— Given problem —
Can you write out the whole listing exactly?

— Provided data —
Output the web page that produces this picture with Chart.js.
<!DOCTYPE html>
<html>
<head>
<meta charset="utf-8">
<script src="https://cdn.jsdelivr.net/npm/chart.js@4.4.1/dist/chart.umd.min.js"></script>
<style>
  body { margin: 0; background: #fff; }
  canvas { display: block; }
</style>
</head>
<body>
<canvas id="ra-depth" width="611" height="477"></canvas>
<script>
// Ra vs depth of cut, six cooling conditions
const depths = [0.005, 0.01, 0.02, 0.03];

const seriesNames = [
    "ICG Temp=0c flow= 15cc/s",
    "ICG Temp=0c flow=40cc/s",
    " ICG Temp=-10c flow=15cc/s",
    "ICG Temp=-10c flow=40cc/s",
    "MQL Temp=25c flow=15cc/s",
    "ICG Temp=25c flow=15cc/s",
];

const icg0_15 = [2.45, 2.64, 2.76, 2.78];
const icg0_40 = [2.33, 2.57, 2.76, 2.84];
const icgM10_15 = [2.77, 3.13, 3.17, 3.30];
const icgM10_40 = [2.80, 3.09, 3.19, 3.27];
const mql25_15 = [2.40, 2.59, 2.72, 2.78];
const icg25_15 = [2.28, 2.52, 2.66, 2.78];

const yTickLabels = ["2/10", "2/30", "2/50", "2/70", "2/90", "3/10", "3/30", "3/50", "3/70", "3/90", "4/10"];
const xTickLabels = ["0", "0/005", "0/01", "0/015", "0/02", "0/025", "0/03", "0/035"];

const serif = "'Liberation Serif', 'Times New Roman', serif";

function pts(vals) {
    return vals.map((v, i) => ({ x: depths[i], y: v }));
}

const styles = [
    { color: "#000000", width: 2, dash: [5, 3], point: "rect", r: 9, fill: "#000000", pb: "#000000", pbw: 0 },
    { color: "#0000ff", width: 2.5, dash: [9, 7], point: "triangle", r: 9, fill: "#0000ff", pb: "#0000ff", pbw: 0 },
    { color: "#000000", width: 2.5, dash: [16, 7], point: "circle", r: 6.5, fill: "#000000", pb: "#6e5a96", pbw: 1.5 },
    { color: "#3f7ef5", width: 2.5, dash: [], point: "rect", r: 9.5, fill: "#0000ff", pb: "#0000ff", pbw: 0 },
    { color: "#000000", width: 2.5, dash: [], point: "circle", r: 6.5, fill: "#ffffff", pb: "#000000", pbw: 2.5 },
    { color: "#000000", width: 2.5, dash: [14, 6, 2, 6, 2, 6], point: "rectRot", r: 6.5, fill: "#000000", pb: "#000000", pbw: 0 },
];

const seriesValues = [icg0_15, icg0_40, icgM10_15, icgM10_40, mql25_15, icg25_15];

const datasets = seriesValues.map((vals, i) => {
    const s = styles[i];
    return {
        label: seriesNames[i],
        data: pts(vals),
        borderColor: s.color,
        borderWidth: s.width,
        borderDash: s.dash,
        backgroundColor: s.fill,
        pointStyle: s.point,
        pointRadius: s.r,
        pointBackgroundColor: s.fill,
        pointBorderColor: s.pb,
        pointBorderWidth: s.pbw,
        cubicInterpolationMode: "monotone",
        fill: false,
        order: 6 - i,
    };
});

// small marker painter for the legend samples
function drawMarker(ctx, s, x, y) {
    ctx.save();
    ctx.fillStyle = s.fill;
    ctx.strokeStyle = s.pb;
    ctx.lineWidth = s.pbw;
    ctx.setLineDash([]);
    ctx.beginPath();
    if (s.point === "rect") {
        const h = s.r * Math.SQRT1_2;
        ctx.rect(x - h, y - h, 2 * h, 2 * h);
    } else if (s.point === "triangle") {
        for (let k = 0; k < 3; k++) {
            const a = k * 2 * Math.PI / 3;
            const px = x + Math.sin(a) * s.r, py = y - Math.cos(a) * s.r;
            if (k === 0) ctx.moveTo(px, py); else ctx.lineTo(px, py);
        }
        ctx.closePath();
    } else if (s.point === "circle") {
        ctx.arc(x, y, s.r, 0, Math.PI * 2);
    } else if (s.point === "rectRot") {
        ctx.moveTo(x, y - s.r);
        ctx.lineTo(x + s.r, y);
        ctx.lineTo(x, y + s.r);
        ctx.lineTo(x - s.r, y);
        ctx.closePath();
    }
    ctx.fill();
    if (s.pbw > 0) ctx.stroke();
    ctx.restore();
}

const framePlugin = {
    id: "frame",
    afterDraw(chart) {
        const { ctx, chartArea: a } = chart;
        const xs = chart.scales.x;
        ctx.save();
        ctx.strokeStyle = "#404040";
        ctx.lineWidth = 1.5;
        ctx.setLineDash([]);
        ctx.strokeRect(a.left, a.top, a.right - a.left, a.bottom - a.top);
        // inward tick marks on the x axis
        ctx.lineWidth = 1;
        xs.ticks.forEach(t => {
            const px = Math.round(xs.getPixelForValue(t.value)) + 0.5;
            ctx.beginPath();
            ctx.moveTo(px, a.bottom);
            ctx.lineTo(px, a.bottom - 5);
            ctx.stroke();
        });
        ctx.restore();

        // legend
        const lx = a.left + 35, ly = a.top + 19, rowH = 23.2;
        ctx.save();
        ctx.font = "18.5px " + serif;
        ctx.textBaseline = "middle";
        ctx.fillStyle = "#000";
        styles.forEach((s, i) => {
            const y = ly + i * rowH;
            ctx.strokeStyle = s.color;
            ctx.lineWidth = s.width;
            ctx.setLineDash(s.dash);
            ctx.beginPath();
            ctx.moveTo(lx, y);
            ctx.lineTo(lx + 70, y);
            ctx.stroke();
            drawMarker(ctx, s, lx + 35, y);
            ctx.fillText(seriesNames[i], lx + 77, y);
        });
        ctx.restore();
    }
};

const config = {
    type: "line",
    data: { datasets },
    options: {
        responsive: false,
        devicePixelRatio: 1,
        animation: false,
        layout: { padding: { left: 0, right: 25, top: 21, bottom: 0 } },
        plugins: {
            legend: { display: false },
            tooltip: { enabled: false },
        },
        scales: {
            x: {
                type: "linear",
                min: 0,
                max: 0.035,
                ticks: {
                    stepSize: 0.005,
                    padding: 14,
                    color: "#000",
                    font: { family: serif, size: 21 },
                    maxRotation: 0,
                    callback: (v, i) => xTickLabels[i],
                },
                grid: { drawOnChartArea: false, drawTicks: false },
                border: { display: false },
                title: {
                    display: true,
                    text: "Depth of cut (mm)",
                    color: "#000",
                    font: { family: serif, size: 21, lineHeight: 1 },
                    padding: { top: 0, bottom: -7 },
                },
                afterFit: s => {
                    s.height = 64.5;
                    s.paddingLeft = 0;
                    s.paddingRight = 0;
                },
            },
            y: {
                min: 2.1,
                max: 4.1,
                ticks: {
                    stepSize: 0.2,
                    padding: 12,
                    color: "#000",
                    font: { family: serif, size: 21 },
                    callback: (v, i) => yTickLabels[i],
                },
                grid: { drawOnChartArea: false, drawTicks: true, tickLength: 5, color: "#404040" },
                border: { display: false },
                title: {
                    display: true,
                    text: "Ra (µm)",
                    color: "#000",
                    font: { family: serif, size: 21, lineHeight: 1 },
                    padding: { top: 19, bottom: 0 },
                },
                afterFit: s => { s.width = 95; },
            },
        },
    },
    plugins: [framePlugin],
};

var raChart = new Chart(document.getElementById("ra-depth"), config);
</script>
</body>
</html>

— Result of this task —
Output the web page that produces this picture with Chart.js.
<!DOCTYPE html>
<html>
<head>
<meta charset="utf-8">
<script src="https://cdn.jsdelivr.net/npm/chart.js@4.4.1/dist/chart.umd.min.js"></script>
<style>
  body { margin: 0; background: #fff; }
  canvas { display: block; }
</style>
</head>
<body>
<canvas id="ra-depth" width="611" height="477"></canvas>
<script>
// Ra vs depth of cut, six cooling conditions
const depths = [0.005, 0.01, 0.02, 0.03];

const seriesNames = [
    "ICG Temp=0c flow= 15cc/s",
    "ICG Temp=0c flow=40cc/s",
    " ICG Temp=-10c flow=15cc/s",
    "ICG Temp=-10c flow=40cc/s",
    "MQL Temp=25c flow=15cc/s",
    "ICG Temp=25c flow=15cc/s",
];

const icg0_15 = [2.45, 2.64, 2.76, 2.78];
const icg0_40 = [2.33, 2.57, 2.76, 2.84];
const icgM10_15 = [2.77, 3.13, 3.17, 3.30];
const icgM10_40 = [2.80, 3.09, 3.19, 3.27];
const mql25_15 = [2.40, 2.59, 2.72, 2.78];
const icg25_15 = [2.28, 2.52, 2.66, 2.78];

const yTickLabels = ["2/10", "2/30", "2/50", "2/70", "2/90", "3/10", "3/30", "3/50", "3/70", "3/90", "4/10"];
const xTickLabels = ["0", "0/005", "0/01", "0/015", "0/02", "0/025", "0/03", "0/035"];

const serif = "'Liberation Serif', 'Times New Roman', serif";

function pts(vals) {
    return vals.map((v, i) => ({ x: depths[i], y: v }));
}

const styles = [
    { color: "#000000", width: 2, dash: [5, 3], point: "rect", r: 9, fill: "#000000", pb: "#000000", pbw: 0 },
    { color: "#0000ff", width: 2.5, dash: [9, 7], point: "triangle", r: 9, fill: "#0000ff", pb: "#0000ff", pbw: 0 },
    { color: "#000000", width: 2.5, dash: [16, 7], point: "circle", r: 6.5, fill: "#000000", pb: "#6e5a96", pbw: 1.5 },
    { color: "#3f7ef5", width: 2.5, dash: [], point: "rect", r: 9.5, fill: "#0000ff", pb: "#0000ff", pbw: 0 },
    { color: "#000000", width: 2.5, dash: [], point: "circle", r: 6.5, fill: "#ffffff", pb: "#000000", pbw: 2.5 },
    { color: "#000000", width: 2.5, dash: [14, 6, 2, 6, 2, 6], point: "rectRot", r: 6.5, fill: "#000000", pb: "#000000", pbw: 0 },
];

const seriesValues = [icg0_15, icg0_40, icgM10_15, icgM10_40, mql25_15, icg25_15];

const datasets = seriesValues.map((vals, i) => {
    const s = styles[i];
    return {
        label: seriesNames[i],
        data: pts(vals),
        borderColor: s.color,
        borderWidth: s.width,
        borderDash: s.dash,
        backgroundColor: s.fill,
        pointStyle: s.point,
        pointRadius: s.r,
        pointBackgroundColor: s.fill,
        pointBorderColor: s.pb,
        pointBorderWidth: s.pbw,
        cubicInterpolationMode: "monotone",
        fill: false,
        order: 6 - i,
    };
});

// small marker painter for the legend samples
function drawMarker(ctx, s, x, y) {
    ctx.save();
    ctx.fillStyle = s.fill;
    ctx.strokeStyle = s.pb;
    ctx.lineWidth = s.pbw;
    ctx.setLineDash([]);
    ctx.beginPath();
    if (s.point === "rect") {
        const h = s.r * Math.SQRT1_2;
        ctx.rect(x - h, y - h, 2 * h, 2 * h);
    } else if (s.point === "triangle") {
        for (let k = 0; k < 3; k++) {
            const a = k * 2 * Math.PI / 3;
            const px = x + Math.sin(a) * s.r, py = y - Math.cos(a) * s.r;
            if (k === 0) ctx.moveTo(px, py); else ctx.lineTo(px, py);
        }
        ctx.closePath();
    } else if (s.point === "circle") {
        ctx.arc(x, y, s.r, 0, Math.PI * 2);
    } else if (s.point === "rectRot") {
        ctx.moveTo(x, y - s.r);
        ctx.lineTo(x + s.r, y);
        ctx.lineTo(x, y + s.r);
        ctx.lineTo(x - s.r, y);
        ctx.closePath();
    }
    ctx.fill();
    if (s.pbw > 0) ctx.stroke();
    ctx.restore();
}

const framePlugin = {
    id: "frame",
    afterDraw(chart) {
        const { ctx, chartArea: a } = chart;
        const xs = chart.scales.x;
        ctx.save();
        ctx.strokeStyle = "#404040";
        ctx.lineWidth = 1.5;
        ctx.setLineDash([]);
        ctx.strokeRect(a.left, a.top, a.right - a.left, a.bottom - a.top);
        // inward tick marks on the x axis
        ctx.lineWidth = 1;
        xs.ticks.forEach(t => {
            const px = Math.round(xs.getPixelForValue(t.value)) + 0.5;
            ctx.beginPath();
            ctx.moveTo(px, a.bottom);
            ctx.lineTo(px, a.bottom - 5);
            ctx.stroke();
        });
        ctx.restore();

        // legend
        const lx = a.left + 35, ly = a.top + 19, rowH = 23.2;
        ctx.save();
        ctx.font = "18.5px " + serif;
        ctx.textBaseline = "middle";
        ctx.fillStyle = "#000";
        styles.forEach((s, i) => {
            const y = ly + i * rowH;
            ctx.strokeStyle = s.color;
            ctx.lineWidth = s.width;
            ctx.setLineDash(s.dash);
            ctx.beginPath();
            ctx.moveTo(lx, y);
            ctx.lineTo(lx + 70, y);
            ctx.stroke();
            drawMarker(ctx, s, lx + 35, y);
            ctx.fillText(seriesNames[i], lx + 77, y);
        });
        ctx.restore();
    }
};

const config = {
    type: "line",
    data: { datasets },
    options: {
        responsive: false,
        devicePixelRatio: 1,
        animation: false,
        layout: { padding: { left: 0, right: 25, top: 21, bottom: 0 } },
        plugins: {
            legend: { display: false },
            tooltip: { enabled: false },
        },
        scales: {
            x: {
                type: "linear",
                min: 0,
                max: 0.035,
                ticks: {
                    stepSize: 0.005,
                    padding: 14,
                    color: "#000",
                    font: { family: serif, size: 21 },
                    maxRotation: 0,
                    callback: (v, i) => xTickLabels[i],
                },
                grid: { drawOnChartArea: false, drawTicks: false },
                border: { display: false },
                title: {
                    display: true,
                    text: "Depth of cut (mm)",
                    color: "#000",
                    font: { family: serif, size: 21, lineHeight: 1 },
                    padding: { top: 0, bottom: -7 },
                },
                afterFit: s => {
                    s.height = 64.5;
                    s.paddingLeft = 0;
                    s.paddingRight = 0;
                },
            },
            y: {
                min: 2.1,
                max: 4.1,
                ticks: {
                    stepSize: 0.2,
                    padding: 12,
                    color: "#000",
                    font: { family: serif, size: 21 },
                    callback: (v, i) => yTickLabels[i],
                },
                grid: { drawOnChartArea: false, drawTicks: true, tickLength: 5, color: "#404040" },
                border: { display: false },
                title: {
                    display: true,
                    text: "Ra (µm)",
                    color: "#000",
                    font: { family: serif, size: 21, lineHeight: 1 },
                    padding: { top: 19, bottom: 0 },
                },
                afterFit: s => { s.width = 95; },
            },
        },
    },
    plugins: [framePlugin],
};

var raChart = new Chart(document.getElementById("ra-depth"), config);
</script>
</body>
</html>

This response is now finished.